How Artificial Intelligence is Unlocking Unstructured Healthcare Data to Help Transform Neurodegenerative Disease Treatment
For the roughly 1 million people in the U.S. living with multiple sclerosis (MS), the three-character ICD-
10-CM code ‘G35’ will often become a catch-all for a panoply of symptoms, various disease subtypes
and unique patient experiences that make the disease difficult to diagnose and effectively treat. The single code, which is used to identify the disease for billing and reimbursement purposes in an electronic health record (EHR), does not confer any detail about disease severity or progression, but rather confirms that a patient has MS. Unlike other conditions for which far more structured, systematized coding and measurement have been implemented over the years, MS, and many other neurological conditions, live in a world of nuance and clinician-specific interpretation that can make data-driven approaches to understanding the disease incredibly difficult.

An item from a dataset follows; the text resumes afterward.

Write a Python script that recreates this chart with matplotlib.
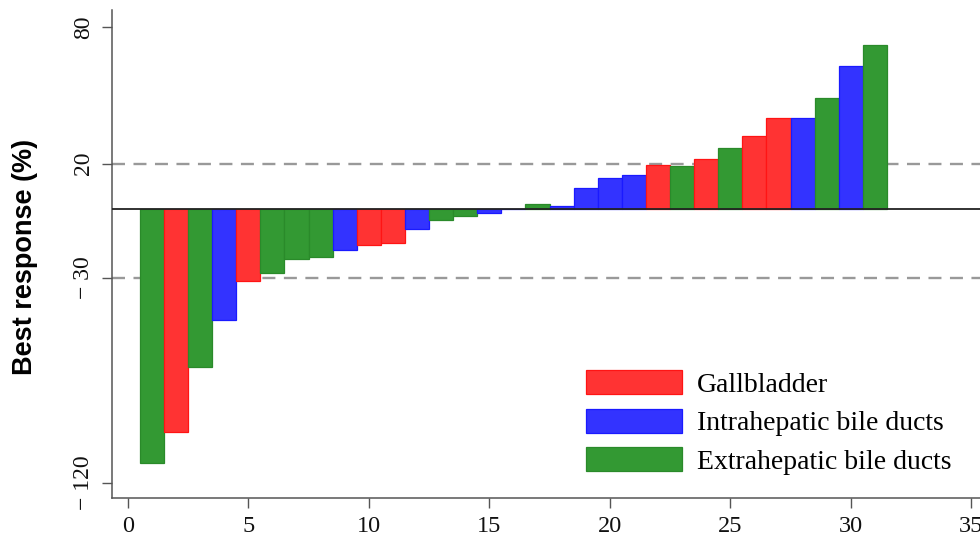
import matplotlib
matplotlib.use("Agg")
import matplotlib.pyplot as plt
from matplotlib.patches import Patch

# Best overall response per patient, sorted (waterfall)
patients = list(range(1, 32))
best_response = [-111.5, -97.7, -69.4, -48.4, -31.6, -27.8, -21.8, -20.8,
                 -17.8, -15.8, -14.8, -8.8, -4.7, -2.9, -1.75, 0.0,
                 2.2, 1.6, 9.1, 13.9, 15.1, 19.2, 19.0, 21.9, 27.0,
                 32.0, 40.1, 40.1, 49.0, 63.0, 71.9]
tumour_site = ["E", "G", "E", "I", "G", "E", "E", "E", "I", "G", "G", "I",
               "E", "E", "I", "I", "E", "I", "I", "I", "I", "G", "E", "G",
               "E", "G", "G", "I", "E", "I", "E"]

site_keys = ["G", "I", "E"]
site_names = ["Gallbladder", "Intrahepatic bile ducts", "Extrahepatic bile ducts"]
site_fill = {"G": "#ff3333", "I": "#3333ff", "E": "#339933"}
site_edge = {"G": "#ff1414", "I": "#1a1aff", "E": "#2a8a2a"}

y_ticks = [80, 20, -30, -120]
y_tick_labels = ["80", "20", "\u2212 30", "\u2212 120"]
x_ticks = [0, 5, 10, 15, 20, 25, 30, 35]
thresholds = [20, -30]

W, H = 980, 539
fig = plt.figure(figsize=(W / 100, H / 100), dpi=100)
ax = fig.add_axes([111.7 / W, 1 - 498.3 / H, 1 - 111.7 / W, (498.3 - 10) / H])

ax.bar(patients, best_response, width=1.0,
       color=[site_fill[s] for s in tumour_site],
       edgecolor=[site_edge[s] for s in tumour_site],
       linewidth=0.9, zorder=2)

for t in thresholds:
    ax.axhline(t, color="#999999", lw=1.7, linestyle=(0, (5.5, 3.6)), zorder=1)
ax.axhline(0, color="#222222", lw=1.3, zorder=3)

ax.set_xlim(-0.67, 35.36)
ax.set_ylim(-126.8, 87.4)

serif = "Liberation Serif"
ax.set_yticks(y_ticks)
ax.set_yticklabels(y_tick_labels, rotation=90, va="center",
                   family=serif, fontsize=17)
ax.set_xticks(x_ticks)
ax.set_xticklabels([str(v) for v in x_ticks], family=serif, fontsize=17.5)

for side in ["top", "right"]:
    ax.spines[side].set_visible(False)
for side in ["left", "bottom"]:
    ax.spines[side].set_color("#555555")
    ax.spines[side].set_linewidth(1.1)
ax.tick_params(axis="both", direction="out", length=7, width=1.0,
               color="#555555", labelcolor="#111111")
ax.tick_params(axis="y", pad=6)
ax.tick_params(axis="x", pad=5.5)

ax.set_ylabel("Best response (%)", family="Liberation Sans", fontweight="bold",
              fontsize=19.5)
ax.yaxis.set_label_coords(25 / W, 1 - 257 / H, transform=fig.transFigure)
ax.yaxis.label.set_va("center")

handles = [Patch(facecolor=site_fill[k], edgecolor=site_edge[k], linewidth=0.9)
           for k in site_keys]
leg = ax.legend(handles, site_names, loc="upper left",
                bbox_to_anchor=(586 / W, 1 - 370 / H),
                bbox_transform=fig.transFigure, frameon=False,
                prop={"family": serif, "size": 20},
                handlelength=3.45, handleheight=0.95, handletextpad=0.53,
                labelspacing=0.4, borderpad=0, borderaxespad=0)

fig.savefig("out.png", dpi=100)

The absence of structured, standardized information in EHRs is a phenomenon that is not often discussed in conversations about the revolution in real-world evidence (RWE) and patient-centric data. Over the last decade, this type of data-driven analysis has made it possible to transform clinical trial design, revolutionize health economics and outcomes research (HEOR), and even drive regulatory approvals with synthetic control arms informed by RWE. Across dozens of therapeutic areas, RWE has made it possible to understand detailed patient journeys at a scale and level of detail that was never before possible.